» **Source data**
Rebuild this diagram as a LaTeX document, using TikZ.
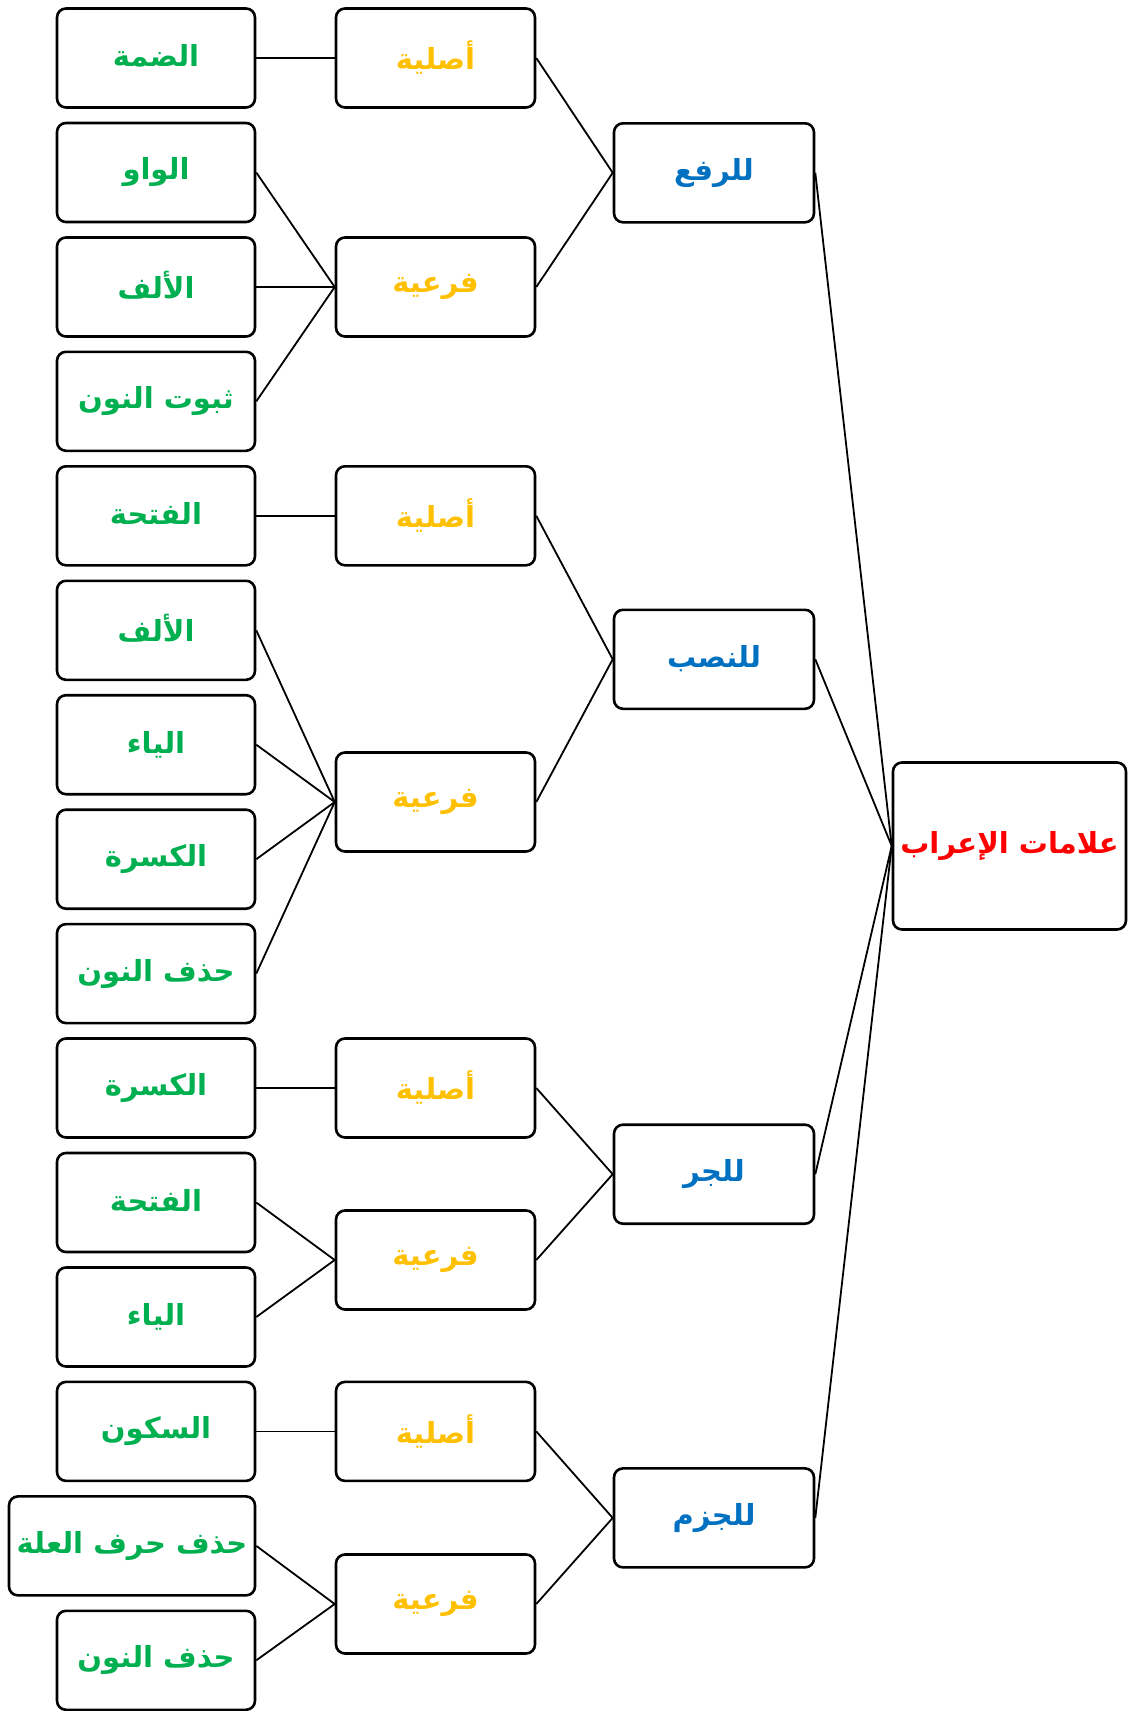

==

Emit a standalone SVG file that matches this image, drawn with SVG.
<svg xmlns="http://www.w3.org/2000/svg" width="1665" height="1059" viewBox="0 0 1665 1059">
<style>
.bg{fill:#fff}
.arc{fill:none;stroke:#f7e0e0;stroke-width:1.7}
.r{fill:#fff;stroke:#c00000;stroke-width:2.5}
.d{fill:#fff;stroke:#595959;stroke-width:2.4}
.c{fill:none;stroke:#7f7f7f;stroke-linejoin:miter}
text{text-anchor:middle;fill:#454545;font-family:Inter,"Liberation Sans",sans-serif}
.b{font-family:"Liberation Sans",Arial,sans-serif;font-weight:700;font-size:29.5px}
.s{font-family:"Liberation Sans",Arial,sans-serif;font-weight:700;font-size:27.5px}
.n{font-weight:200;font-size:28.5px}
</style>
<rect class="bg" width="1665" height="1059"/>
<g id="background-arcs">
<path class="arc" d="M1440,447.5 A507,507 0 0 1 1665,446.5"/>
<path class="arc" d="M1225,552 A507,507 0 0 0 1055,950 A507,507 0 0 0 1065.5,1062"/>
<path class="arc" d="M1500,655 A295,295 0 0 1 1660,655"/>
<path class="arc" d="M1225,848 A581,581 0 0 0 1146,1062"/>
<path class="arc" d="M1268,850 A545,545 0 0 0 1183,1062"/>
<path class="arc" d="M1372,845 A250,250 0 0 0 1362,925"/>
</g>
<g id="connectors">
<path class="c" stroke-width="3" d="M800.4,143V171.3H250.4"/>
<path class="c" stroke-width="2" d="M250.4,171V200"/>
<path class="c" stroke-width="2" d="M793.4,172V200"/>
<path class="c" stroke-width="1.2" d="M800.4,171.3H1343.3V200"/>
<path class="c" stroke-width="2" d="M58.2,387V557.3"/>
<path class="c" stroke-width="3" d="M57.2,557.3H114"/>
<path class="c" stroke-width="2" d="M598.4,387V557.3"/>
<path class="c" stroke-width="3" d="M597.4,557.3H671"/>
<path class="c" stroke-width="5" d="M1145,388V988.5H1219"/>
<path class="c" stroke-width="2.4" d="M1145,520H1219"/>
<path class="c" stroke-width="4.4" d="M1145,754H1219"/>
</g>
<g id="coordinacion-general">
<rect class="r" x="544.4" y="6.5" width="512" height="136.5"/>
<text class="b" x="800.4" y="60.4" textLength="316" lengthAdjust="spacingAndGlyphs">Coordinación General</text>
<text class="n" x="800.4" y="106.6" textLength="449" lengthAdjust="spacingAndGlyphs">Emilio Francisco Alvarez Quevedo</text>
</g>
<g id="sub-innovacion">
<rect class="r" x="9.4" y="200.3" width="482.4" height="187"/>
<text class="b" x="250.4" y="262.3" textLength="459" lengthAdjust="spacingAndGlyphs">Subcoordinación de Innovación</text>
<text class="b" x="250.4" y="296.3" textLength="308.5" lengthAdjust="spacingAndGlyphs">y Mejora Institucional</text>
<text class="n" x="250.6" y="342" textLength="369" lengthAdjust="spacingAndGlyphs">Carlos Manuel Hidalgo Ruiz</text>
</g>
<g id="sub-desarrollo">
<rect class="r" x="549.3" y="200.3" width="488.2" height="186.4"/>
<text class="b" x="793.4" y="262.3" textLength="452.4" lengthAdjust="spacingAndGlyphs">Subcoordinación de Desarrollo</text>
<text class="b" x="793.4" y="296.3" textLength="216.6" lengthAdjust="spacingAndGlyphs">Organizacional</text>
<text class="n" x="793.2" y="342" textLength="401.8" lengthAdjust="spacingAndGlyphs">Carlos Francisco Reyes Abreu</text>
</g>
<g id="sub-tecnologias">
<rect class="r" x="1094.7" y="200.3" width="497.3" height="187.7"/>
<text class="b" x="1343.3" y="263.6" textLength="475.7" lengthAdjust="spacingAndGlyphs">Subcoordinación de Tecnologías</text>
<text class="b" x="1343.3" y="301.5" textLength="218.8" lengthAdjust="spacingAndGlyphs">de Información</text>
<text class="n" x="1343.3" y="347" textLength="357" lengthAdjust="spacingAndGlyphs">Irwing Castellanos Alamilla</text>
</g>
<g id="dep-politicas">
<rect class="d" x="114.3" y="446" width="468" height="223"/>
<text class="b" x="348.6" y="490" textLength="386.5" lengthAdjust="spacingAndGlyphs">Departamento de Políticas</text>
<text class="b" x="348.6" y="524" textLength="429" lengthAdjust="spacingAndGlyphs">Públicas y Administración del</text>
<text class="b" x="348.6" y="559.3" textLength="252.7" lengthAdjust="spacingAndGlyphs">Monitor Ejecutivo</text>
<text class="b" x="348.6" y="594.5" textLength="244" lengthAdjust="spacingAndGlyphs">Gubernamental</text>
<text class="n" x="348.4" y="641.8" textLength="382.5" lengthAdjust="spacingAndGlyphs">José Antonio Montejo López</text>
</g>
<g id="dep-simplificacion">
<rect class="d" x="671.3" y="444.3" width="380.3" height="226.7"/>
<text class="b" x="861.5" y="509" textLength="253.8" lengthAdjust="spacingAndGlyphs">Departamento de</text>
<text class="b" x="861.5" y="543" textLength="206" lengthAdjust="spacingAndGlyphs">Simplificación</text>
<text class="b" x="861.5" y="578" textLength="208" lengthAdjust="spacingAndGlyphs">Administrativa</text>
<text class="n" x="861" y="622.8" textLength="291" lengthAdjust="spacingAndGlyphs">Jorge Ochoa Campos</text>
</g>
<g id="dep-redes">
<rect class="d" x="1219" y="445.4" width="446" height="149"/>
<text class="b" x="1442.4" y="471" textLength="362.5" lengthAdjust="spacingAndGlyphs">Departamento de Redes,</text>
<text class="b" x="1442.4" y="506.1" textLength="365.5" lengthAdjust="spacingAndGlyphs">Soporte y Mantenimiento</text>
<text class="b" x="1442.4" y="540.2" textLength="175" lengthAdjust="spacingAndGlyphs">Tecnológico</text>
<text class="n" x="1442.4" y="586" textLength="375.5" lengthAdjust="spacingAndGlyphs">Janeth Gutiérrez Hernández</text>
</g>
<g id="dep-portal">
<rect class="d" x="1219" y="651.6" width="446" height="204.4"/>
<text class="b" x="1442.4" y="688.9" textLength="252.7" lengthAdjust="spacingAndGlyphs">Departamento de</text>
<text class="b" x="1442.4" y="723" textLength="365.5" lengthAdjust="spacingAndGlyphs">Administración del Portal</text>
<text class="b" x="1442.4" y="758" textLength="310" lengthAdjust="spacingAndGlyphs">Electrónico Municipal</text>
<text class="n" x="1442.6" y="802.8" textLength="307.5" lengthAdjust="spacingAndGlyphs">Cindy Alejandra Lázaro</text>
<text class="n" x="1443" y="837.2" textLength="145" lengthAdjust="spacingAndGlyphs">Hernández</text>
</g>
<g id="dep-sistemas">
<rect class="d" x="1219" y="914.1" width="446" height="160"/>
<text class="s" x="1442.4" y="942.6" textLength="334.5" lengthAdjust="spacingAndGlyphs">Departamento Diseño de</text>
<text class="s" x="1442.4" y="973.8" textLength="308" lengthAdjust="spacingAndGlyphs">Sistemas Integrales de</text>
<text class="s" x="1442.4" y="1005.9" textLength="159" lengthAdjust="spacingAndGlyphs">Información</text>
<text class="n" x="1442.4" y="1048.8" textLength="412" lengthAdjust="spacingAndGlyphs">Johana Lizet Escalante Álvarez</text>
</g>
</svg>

» **Stated task**
Identify the lines of the data that contain the word "this". Copy each of them.

» **Output**
Rebuild this diagram as a LaTeX document, using TikZ.
Emit a standalone SVG file that matches this image, drawn with SVG.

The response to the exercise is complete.